Responding on Wednesday in Kendall, a suburb
here, Senator
John Edwards of North Carolina,
Mr. Kerry's running mate, said, "Aren't we sick and tired of George Bush
and Dick Cheney using our
troops as shields to protect their own jobs?"
In a new Kerry advertisement that was released
Wednesday, an announcer says, "As we see the deepening
crisis and chaos in Iraq, as we choose a new commander in chief and a fresh
start, we will always support
and honor those who serve."
Mr. Bush's campaign took the Kerry campaign's
finger-pointing over the doctored advertisement to reprise
one of its longtime attacks on Mr. Kerry for his vote against the $87 billion
appropriation for military and
rebuilding operations in Afghanistan and Iraq.
Noting that the soldiers who appear in the
advertisement had been assembled to hear Mr. Bush speak at
Fort Drum, N.Y., in July, Steve Schmidt, a Bush campaign spokesman, said,
"These are the soldiers
John Kerry voted against when he voted against their body armor, their combat
pay and their health care benefits."
The shot was included in a spot that Mr. Bush's
campaign had presented as a crucial part of its closing
argument to voters. Most of the spot shows a segment of Mr. Bush's nominating
acceptance speech in
which he praises the sacrifice of soldiers and their families.

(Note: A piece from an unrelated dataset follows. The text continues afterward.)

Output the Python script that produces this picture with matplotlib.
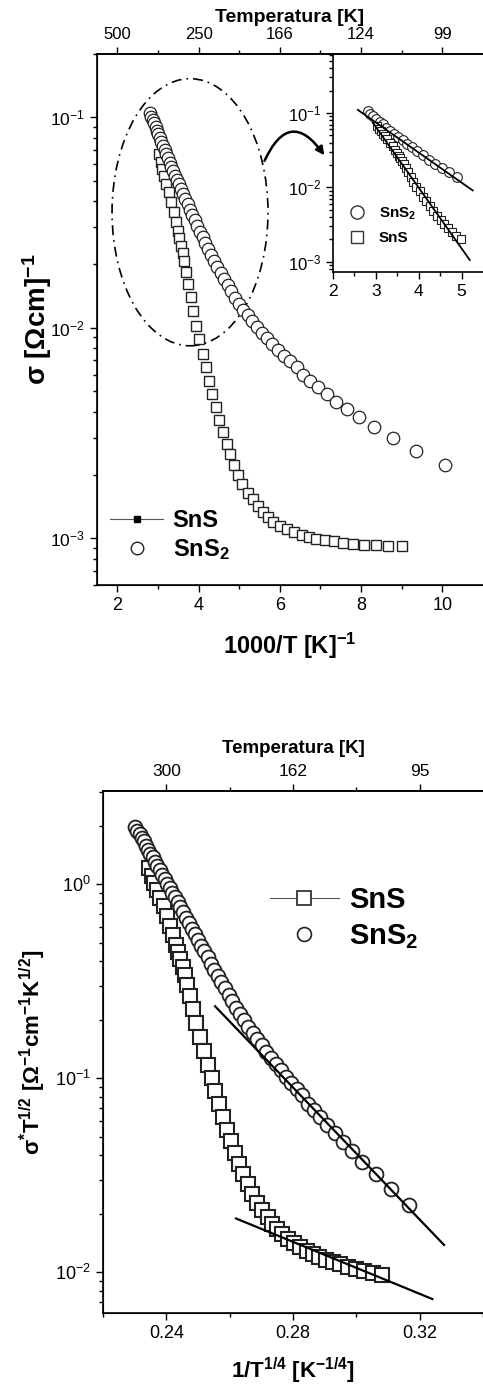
import numpy as np
import matplotlib.pyplot as plt
from matplotlib.lines import Line2D
from matplotlib.patches import Ellipse, FancyArrowPatch
from matplotlib.ticker import LogLocator, NullFormatter, FixedLocator

plt.rcParams['font.family'] = 'Liberation Sans'
plt.rcParams['mathtext.fontset'] = 'custom'
plt.rcParams['mathtext.rm'] = 'Liberation Sans'
plt.rcParams['mathtext.it'] = 'Liberation Sans:italic'
plt.rcParams['mathtext.bf'] = 'Liberation Sans:bold'

# 1000/T [1/K] and sigma [1/(Ohm cm)]
invT_sns2 = [2.809, 2.841, 2.874, 2.907, 2.941, 2.976, 3.012, 3.049, 3.086, 3.125,
             3.165, 3.205, 3.247, 3.289, 3.333, 3.378, 3.425, 3.472, 3.521, 3.571,
             3.623, 3.676, 3.731, 3.788, 3.846, 3.906, 3.968, 4.032, 4.098, 4.167,
             4.237, 4.310, 4.386, 4.464, 4.545, 4.630, 4.717, 4.808, 4.902, 5.000,
             5.102, 5.208, 5.319, 5.435, 5.556, 5.682, 5.814, 5.952, 6.098, 6.250,
             6.410, 6.57, 6.75, 6.94, 7.16, 7.39, 7.65, 7.95, 8.31, 8.79, 9.36, 10.06]
sig_sns2 = [0.1047, 0.1009, 0.0973, 0.0938, 0.0902, 0.0865, 0.0830, 0.0796, 0.0766, 0.0733,
            0.0701, 0.0670, 0.0638, 0.0610, 0.0579, 0.0555, 0.0528, 0.0504, 0.0480, 0.0456,
            0.0432, 0.0408, 0.0386, 0.0364, 0.0344, 0.0324, 0.0304, 0.0286, 0.0269, 0.0252,
            0.0236, 0.0221, 0.0207, 0.0194, 0.0182, 0.0170, 0.0159, 0.0149, 0.0139, 0.0130,
            0.0122, 0.0115, 0.0108, 0.0101, 0.00948, 0.00891, 0.00837, 0.00785, 0.00738, 0.00693,
            0.00652, 0.00597, 0.00561, 0.00526, 0.00485, 0.00446, 0.0041, 0.00377, 0.00338,
            0.00299, 0.00260, 0.00223]

invT_sns = [3.03, 3.07, 3.11, 3.16, 3.21, 3.27, 3.33, 3.39, 3.44, 3.49,
            3.53, 3.57, 3.61, 3.65, 3.70, 3.75, 3.81, 3.87, 3.94, 4.02,
            4.10, 4.18, 4.26, 4.34, 4.43, 4.51, 4.60, 4.69, 4.78, 4.88,
            4.98, 5.08, 5.21, 5.33, 5.47, 5.59, 5.71, 5.84, 6.00, 6.17,
            6.35, 6.54, 6.72, 6.90, 7.12, 7.34, 7.56, 7.81, 8.08, 8.36, 8.67, 9.00]
sig_sns = [0.0667, 0.0614, 0.0569, 0.0525, 0.0484, 0.0442, 0.0398, 0.0355, 0.0320, 0.0288,
           0.0266, 0.0245, 0.0226, 0.0207, 0.0184, 0.0162, 0.0140, 0.0120, 0.0102, 0.00881,
           0.00752, 0.0065, 0.00561, 0.00485, 0.00419, 0.00365, 0.00321, 0.00282, 0.00251, 0.00223,
           0.00200, 0.00181, 0.00164, 0.00153, 0.00142, 0.00133, 0.00126, 0.00120, 0.00115, 0.00111,
           0.00107, 0.00104, 0.00101, 0.000993, 0.000979, 0.000968, 0.000953, 0.000940, 0.000931,
           0.000925, 0.000920, 0.000916]

# straight line fits (end points)
fit_inset_sns2_x = [2.58, 5.26]
fit_inset_sns2_y = [0.11, 0.0091]
fit_inset_sns_x = [2.93, 5.19]
fit_inset_sns_y = [0.074, 0.00106]
fit_mott_sns2_x = [0.2554, 0.3277]
fit_mott_sns2_y = [0.235, 0.0138]
fit_mott_sns_x = [0.2620, 0.3240]
fit_mott_sns_y = [0.0189, 0.00726]

top_ticks_a = [2, 4, 6, 8, 10]
top_labels_a = ['500', '250', '166', '124', '99']
top_ticks_b = [0.24, 0.28, 0.32]
top_labels_b = ['300', '162', '95']

invT_sns2 = np.array(invT_sns2)
sig_sns2 = np.array(sig_sns2)
invT_sns = np.array(invT_sns)
sig_sns = np.array(sig_sns)

# Mott variables for the lower panel
T_sns2 = 1000.0 / invT_sns2
T_sns = 1000.0 / invT_sns
mx_sns2 = T_sns2 ** -0.25
my_sns2 = sig_sns2 * np.sqrt(T_sns2)
mx_sns = T_sns ** -0.25
my_sns = sig_sns * np.sqrt(T_sns)

W, H = 483, 1391
fig = plt.figure(figsize=(W / 100, H / 100), dpi=100)


def box(l, t, r, b):
    return [l / W, 1 - b / H, (r - l) / W, (b - t) / H]


def style_log(ax, size):
    ax.yaxis.set_minor_locator(LogLocator(base=10, subs=np.arange(2, 10), numticks=20))
    ax.yaxis.set_minor_formatter(NullFormatter())
    ax.tick_params(which='both', direction='out', width=1.0, labelsize=size)
    ax.tick_params(which='major', length=5)
    ax.tick_params(which='minor', length=3)
    for s in ax.spines.values():
        s.set_linewidth(1.2)
    ax.spines['right'].set_visible(False)


def style_top(tw, size):
    tw.tick_params(which='both', direction='out', width=1.0, labelsize=size)
    tw.tick_params(which='major', length=5)
    tw.tick_params(which='minor', length=3)
    tw.spines['right'].set_visible(False)
    tw.spines['top'].set_linewidth(1.2)


mk = dict(mfc='white', mec='#222222', ls='none')

# ---------------- upper panel ----------------
ax1 = fig.add_axes(box(97, 54, 483, 585))
ax1.set_yscale('log')
ax1.plot(invT_sns, sig_sns, marker='s', ms=7.5, mew=1.0, **mk)
ax1.plot(invT_sns2, sig_sns2, marker='o', ms=9, mew=0.9, **mk)
ax1.set_xlim(1.5, 11.0)
ax1.set_ylim(6e-4, 0.2)
ax1.xaxis.set_major_locator(FixedLocator([2, 4, 6, 8, 10]))
ax1.xaxis.set_minor_locator(FixedLocator([3, 5, 7, 9]))
style_log(ax1, 12.5)
ax1.tick_params(axis='x', labelsize=13)
ax1.set_xlabel(r'$\mathbf{1000/T\ [K]^{-1}}$', fontsize=17, labelpad=12)
ax1.set_ylabel(r'$\mathbf{\sigma\ [\Omega cm]^{-1}}$', fontsize=20)
ax1.yaxis.set_label_coords(-0.112, 0.5)

ax1.add_patch(Ellipse((0.241, 0.702), 0.404, 0.503, transform=ax1.transAxes,
                      fill=False, ls=(0, (6, 3, 1, 3)), lw=1.2, color='k'))
ax1.add_patch(FancyArrowPatch((0.431, 0.794), (0.593, 0.805), transform=ax1.transAxes,
                              connectionstyle='arc3,rad=-0.9', arrowstyle='-|>',
                              mutation_scale=12, lw=1.8, color='k'))

h1 = [Line2D([], [], color='#555555', lw=0.8, marker='s', ms=5, mfc='k', mec='k'),
      Line2D([], [], ls='none', marker='o', ms=9, mfc='white', mec='#222222')]
ax1.legend(h1, ['SnS', r'$\mathbf{SnS_2}$'], loc='center left', bbox_to_anchor=(0.034, 0.093),
           frameon=False, prop={'weight': 'bold', 'size': 17}, handlelength=2.25,
           handletextpad=0.4, borderpad=0, borderaxespad=0, labelspacing=0.2)

t1 = ax1.twiny()
t1.set_xlim(ax1.get_xlim())
t1.xaxis.set_major_locator(FixedLocator(top_ticks_a))
t1.set_xticklabels(top_labels_a)
t1.xaxis.set_minor_locator(FixedLocator([3, 5, 7, 9]))
style_top(t1, 12)
t1.set_xlabel('Temperatura [K]', fontsize=14, fontweight='bold', labelpad=4)

# inset
ins = fig.add_axes(box(333, 54, 483, 272))
ins.patch.set_alpha(0)
ins.set_yscale('log')
sel2 = invT_sns2 <= 5.05
sel1 = invT_sns <= 5.05
ins.plot(invT_sns2[sel2][::2], sig_sns2[sel2][::2], marker='o', ms=7, mew=0.8, **mk)
ins.plot(invT_sns[sel1], sig_sns[sel1], marker='s', ms=6, mew=0.8, **mk)
ins.plot(fit_inset_sns2_x, fit_inset_sns2_y, color='k', lw=1.3)
ins.plot(fit_inset_sns_x, fit_inset_sns_y, color='k', lw=1.3)
ins.set_xlim(2, 5.5)
ins.set_ylim(7.3e-4, 0.62)
ins.xaxis.set_major_locator(FixedLocator([2, 3, 4, 5]))
ins.xaxis.set_minor_locator(FixedLocator([2.5, 3.5, 4.5]))
style_log(ins, 12)
ins.tick_params(axis='x', labelsize=12.5)
ins.spines['top'].set_visible(False)
h2 = [Line2D([], [], ls='none', marker='o', ms=9.5, mfc='white', mec='#333333'),
      Line2D([], [], ls='none', marker='s', ms=9, mfc='white', mec='#333333')]
ins.legend(h2, [r'$\mathbf{SnS_2}$', 'SnS'], loc='center left', bbox_to_anchor=(0.1, 0.215),
           frameon=False, prop={'weight': 'bold', 'size': 11}, handlelength=1.2,
           handletextpad=0.8, borderpad=0, borderaxespad=0, labelspacing=0.6)

# ---------------- lower panel ----------------
ax2 = fig.add_axes(box(103, 791, 483, 1313))
ax2.set_yscale('log')
ax2.plot(mx_sns, my_sns, marker='s', ms=9.5, mew=1.5, **mk)
ax2.plot(mx_sns2, my_sns2, marker='o', ms=10, mew=1.3, **mk)
ax2.plot(fit_mott_sns2_x, fit_mott_sns2_y, color='k', lw=1.6)
ax2.plot(fit_mott_sns_x, fit_mott_sns_y, color='k', lw=1.6)
ax2.set_xlim(0.22, 0.34)
ax2.set_ylim(0.00615, 3.03)
ax2.xaxis.set_major_locator(FixedLocator([0.24, 0.28, 0.32]))
ax2.xaxis.set_minor_locator(FixedLocator([0.22, 0.26, 0.30, 0.34]))
ax2.xaxis.set_major_formatter(plt.FuncFormatter(lambda v, p: f'{v:.2f}'))
style_log(ax2, 13)
ax2.tick_params(axis='x', labelsize=13)
ax2.set_xlabel(r'$\mathbf{1/T^{1/4}\ [K^{-1/4}]}$', fontsize=16, labelpad=10)
ax2.set_ylabel(r'$\mathbf{\sigma^{*}T^{1/2}\ [\Omega^{-1}cm^{-1}K^{1/2}]}$', fontsize=16)
ax2.yaxis.set_label_coords(-0.145, 0.5)

h3 = [Line2D([], [], color='#555555', lw=0.8, marker='s', ms=9.5, mfc='white', mec='#222222', mew=1.2),
      Line2D([], [], ls='none', marker='o', ms=10, mfc='white', mec='#222222', mew=1.2)]
ax2.legend(h3, ['SnS', r'$\mathbf{SnS_2}$'], loc='center left', bbox_to_anchor=(0.44, 0.755),
           frameon=False, prop={'weight': 'bold', 'size': 21}, handlelength=2.35,
           handletextpad=0.35, borderpad=0, borderaxespad=0, labelspacing=0.28)

t2 = ax2.twiny()
t2.set_xlim(ax2.get_xlim())
t2.xaxis.set_major_locator(FixedLocator(top_ticks_b))
t2.set_xticklabels(top_labels_b)
t2.xaxis.set_minor_locator(FixedLocator([0.26, 0.30]))
style_top(t2, 12.5)
t2.set_xlabel('Temperatura [K]', fontsize=13.5, fontweight='bold', labelpad=8)

fig.savefig('out.png', dpi=100)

"I've met with the parents and wives and
husbands who have received a folded flag," he says. "Because of
your service and sacrifice, we are defeating the terrorists where they live
and plan and you're making America safer."
The actual photograph used in the commercial
showed Mr. Bush speaking from a lectern with the soldiers
behind him. But Mr. McKinnon said the editors were asked to crop Mr. Bush to
focus on the soldiers.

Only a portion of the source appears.